Given instruction
Retype the opening lines of the listing below, ending with the line that contains "# Best fit SED template (blue solid).", and leave out any pictures.

Collected data

--- Start ---

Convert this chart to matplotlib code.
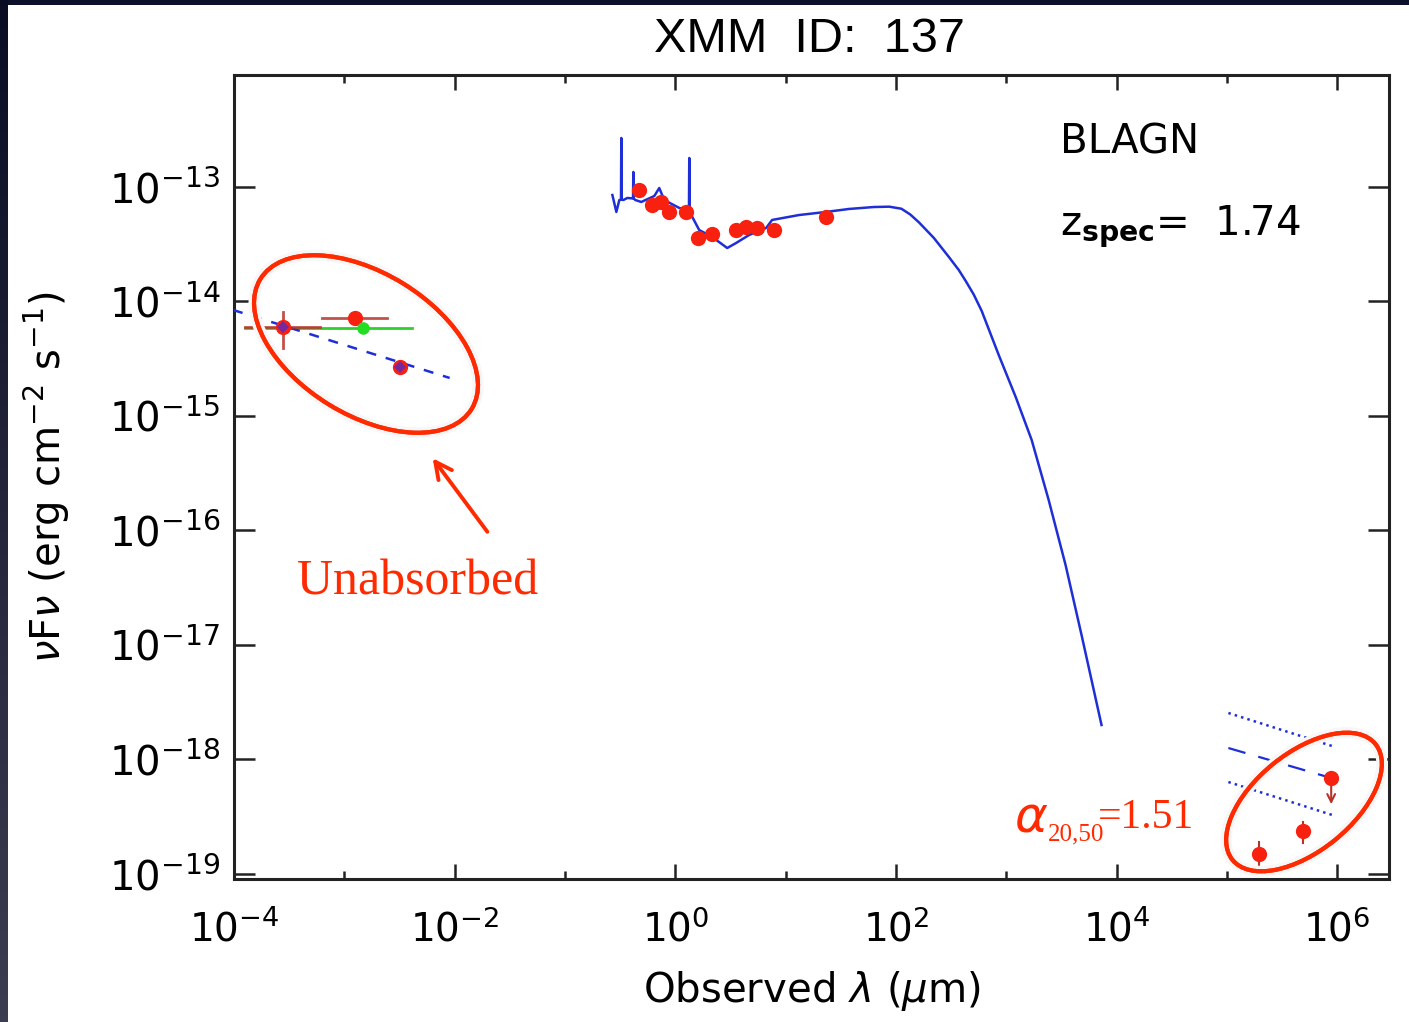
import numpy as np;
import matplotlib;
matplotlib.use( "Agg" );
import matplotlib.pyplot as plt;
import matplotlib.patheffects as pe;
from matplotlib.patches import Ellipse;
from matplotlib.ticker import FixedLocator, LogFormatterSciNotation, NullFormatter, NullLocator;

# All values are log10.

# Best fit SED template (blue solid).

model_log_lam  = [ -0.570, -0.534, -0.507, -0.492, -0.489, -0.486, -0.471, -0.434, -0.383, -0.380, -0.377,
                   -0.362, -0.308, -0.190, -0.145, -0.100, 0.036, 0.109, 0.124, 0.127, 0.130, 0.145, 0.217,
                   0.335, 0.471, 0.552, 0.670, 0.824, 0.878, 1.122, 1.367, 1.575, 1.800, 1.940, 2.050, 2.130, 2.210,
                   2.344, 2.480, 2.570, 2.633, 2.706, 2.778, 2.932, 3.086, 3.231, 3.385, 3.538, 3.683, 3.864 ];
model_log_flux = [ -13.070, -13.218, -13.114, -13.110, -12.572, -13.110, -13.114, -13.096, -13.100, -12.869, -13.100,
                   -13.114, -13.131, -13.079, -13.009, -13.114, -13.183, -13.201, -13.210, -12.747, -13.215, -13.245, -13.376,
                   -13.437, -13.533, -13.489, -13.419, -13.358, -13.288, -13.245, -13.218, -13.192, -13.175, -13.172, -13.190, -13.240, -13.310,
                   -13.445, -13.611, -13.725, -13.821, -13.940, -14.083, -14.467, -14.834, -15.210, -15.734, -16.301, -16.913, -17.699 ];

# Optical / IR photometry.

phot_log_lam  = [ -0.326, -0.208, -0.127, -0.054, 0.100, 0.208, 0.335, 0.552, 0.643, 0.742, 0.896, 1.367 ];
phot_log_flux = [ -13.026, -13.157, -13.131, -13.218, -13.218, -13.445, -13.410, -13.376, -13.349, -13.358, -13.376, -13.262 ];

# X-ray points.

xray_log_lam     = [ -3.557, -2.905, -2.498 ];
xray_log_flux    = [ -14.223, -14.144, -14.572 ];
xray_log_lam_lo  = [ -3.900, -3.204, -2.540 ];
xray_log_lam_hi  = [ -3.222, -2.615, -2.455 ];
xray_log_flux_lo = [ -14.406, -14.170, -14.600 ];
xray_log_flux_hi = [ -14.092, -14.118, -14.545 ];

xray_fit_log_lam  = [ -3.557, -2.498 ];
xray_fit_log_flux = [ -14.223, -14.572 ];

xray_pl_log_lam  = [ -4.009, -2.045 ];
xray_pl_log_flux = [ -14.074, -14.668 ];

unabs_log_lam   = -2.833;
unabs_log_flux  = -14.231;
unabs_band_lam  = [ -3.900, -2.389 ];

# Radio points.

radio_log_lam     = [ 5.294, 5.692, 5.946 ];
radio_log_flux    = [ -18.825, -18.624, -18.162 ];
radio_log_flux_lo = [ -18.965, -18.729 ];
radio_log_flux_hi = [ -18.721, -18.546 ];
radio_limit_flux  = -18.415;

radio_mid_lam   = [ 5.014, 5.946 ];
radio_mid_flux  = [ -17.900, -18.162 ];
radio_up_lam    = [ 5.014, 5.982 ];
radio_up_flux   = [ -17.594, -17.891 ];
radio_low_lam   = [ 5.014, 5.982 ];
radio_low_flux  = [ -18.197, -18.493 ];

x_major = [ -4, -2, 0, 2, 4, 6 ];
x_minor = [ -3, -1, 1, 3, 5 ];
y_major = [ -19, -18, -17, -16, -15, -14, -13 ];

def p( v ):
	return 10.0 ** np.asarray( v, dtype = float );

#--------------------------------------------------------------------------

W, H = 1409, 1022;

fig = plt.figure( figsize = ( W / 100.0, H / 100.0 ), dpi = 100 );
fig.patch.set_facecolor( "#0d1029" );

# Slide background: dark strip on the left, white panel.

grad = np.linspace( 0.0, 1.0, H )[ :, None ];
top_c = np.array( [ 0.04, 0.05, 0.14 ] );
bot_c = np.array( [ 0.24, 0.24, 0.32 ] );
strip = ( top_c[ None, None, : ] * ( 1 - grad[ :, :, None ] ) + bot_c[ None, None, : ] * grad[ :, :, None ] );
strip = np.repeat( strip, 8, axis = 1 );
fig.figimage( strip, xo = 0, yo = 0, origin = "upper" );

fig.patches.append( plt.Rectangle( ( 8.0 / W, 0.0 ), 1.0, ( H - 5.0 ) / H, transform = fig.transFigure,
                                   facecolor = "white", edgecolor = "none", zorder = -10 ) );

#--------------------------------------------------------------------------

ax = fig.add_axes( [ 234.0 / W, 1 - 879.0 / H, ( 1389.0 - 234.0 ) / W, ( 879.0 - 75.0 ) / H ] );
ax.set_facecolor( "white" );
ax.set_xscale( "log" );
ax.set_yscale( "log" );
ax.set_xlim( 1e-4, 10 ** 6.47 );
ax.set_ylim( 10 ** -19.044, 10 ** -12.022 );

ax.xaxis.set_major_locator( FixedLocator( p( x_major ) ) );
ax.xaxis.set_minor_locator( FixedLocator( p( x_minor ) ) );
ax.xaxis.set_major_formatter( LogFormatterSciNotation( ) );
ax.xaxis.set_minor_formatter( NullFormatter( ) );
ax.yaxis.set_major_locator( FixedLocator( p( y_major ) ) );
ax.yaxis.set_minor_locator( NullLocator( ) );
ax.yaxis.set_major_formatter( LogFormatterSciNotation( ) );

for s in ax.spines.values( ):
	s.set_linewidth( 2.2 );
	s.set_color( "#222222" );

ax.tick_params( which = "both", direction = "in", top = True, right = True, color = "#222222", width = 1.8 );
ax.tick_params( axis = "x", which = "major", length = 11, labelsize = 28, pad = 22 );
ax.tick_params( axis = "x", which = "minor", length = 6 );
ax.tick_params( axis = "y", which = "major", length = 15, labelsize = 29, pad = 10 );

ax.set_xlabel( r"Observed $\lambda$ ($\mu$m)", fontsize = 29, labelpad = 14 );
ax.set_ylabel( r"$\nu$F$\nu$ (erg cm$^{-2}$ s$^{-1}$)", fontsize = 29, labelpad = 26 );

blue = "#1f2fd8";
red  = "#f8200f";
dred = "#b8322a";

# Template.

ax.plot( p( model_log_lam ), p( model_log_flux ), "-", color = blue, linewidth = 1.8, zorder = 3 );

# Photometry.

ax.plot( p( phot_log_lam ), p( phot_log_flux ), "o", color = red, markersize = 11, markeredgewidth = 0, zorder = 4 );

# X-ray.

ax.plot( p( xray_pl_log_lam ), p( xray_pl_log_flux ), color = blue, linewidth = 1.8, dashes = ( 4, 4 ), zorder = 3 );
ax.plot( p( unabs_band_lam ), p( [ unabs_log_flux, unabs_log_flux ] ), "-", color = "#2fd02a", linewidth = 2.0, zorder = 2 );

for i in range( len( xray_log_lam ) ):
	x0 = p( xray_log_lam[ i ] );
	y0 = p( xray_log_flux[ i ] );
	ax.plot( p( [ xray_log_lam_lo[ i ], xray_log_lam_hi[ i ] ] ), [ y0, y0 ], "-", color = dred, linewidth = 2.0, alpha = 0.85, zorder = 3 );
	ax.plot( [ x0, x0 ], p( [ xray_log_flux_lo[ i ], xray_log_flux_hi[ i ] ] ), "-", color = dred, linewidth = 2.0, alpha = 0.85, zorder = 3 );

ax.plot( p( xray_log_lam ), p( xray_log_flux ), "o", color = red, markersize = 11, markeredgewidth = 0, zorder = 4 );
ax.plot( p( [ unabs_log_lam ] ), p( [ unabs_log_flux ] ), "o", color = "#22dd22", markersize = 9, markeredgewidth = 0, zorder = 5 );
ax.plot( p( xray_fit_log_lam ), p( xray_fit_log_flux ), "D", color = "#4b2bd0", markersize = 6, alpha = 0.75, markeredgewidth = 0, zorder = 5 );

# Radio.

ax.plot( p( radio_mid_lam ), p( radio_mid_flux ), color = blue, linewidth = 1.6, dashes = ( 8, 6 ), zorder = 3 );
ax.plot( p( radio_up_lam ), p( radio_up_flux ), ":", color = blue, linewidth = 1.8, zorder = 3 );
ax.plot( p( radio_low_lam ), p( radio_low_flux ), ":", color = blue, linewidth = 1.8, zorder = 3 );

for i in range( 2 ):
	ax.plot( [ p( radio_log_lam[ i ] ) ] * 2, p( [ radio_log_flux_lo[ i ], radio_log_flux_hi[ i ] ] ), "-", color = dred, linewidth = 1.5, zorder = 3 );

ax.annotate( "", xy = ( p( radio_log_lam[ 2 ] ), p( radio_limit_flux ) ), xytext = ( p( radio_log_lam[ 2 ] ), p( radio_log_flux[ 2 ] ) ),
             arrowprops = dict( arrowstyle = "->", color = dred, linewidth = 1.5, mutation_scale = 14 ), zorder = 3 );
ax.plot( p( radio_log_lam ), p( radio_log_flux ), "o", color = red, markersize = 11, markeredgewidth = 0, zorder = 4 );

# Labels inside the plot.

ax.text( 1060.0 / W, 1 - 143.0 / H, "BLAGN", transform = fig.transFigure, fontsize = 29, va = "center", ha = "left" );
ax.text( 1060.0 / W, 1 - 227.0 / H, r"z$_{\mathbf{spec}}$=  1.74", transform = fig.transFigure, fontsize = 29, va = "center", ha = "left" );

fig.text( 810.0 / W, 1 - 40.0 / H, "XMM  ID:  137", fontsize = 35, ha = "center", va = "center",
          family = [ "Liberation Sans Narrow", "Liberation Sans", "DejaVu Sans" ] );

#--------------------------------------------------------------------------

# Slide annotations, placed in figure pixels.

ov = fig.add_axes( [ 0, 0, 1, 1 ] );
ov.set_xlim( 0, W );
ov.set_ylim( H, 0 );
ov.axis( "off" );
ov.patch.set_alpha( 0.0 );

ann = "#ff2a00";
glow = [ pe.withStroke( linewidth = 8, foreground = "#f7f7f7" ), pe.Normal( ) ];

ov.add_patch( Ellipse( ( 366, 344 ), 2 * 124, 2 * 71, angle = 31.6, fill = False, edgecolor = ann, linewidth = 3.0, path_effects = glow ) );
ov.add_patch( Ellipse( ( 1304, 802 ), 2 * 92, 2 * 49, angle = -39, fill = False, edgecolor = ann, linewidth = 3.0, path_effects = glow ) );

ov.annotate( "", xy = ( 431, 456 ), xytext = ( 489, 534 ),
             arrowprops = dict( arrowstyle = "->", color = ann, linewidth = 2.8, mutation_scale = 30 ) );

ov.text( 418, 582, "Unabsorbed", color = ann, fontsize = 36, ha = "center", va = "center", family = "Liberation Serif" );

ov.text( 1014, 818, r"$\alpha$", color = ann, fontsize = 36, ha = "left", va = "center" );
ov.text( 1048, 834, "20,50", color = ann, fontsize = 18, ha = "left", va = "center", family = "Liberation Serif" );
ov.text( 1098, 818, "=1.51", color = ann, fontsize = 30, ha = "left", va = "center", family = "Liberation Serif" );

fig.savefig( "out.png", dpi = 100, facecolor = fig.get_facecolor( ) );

--- End ---

Task output
Convert this chart to matplotlib code.
import numpy as np;
import matplotlib;
matplotlib.use( "Agg" );
import matplotlib.pyplot as plt;
import matplotlib.patheffects as pe;
from matplotlib.patches import Ellipse;
from matplotlib.ticker import FixedLocator, LogFormatterSciNotation, NullFormatter, NullLocator;

# All values are log10.

# Best fit SED template (blue solid).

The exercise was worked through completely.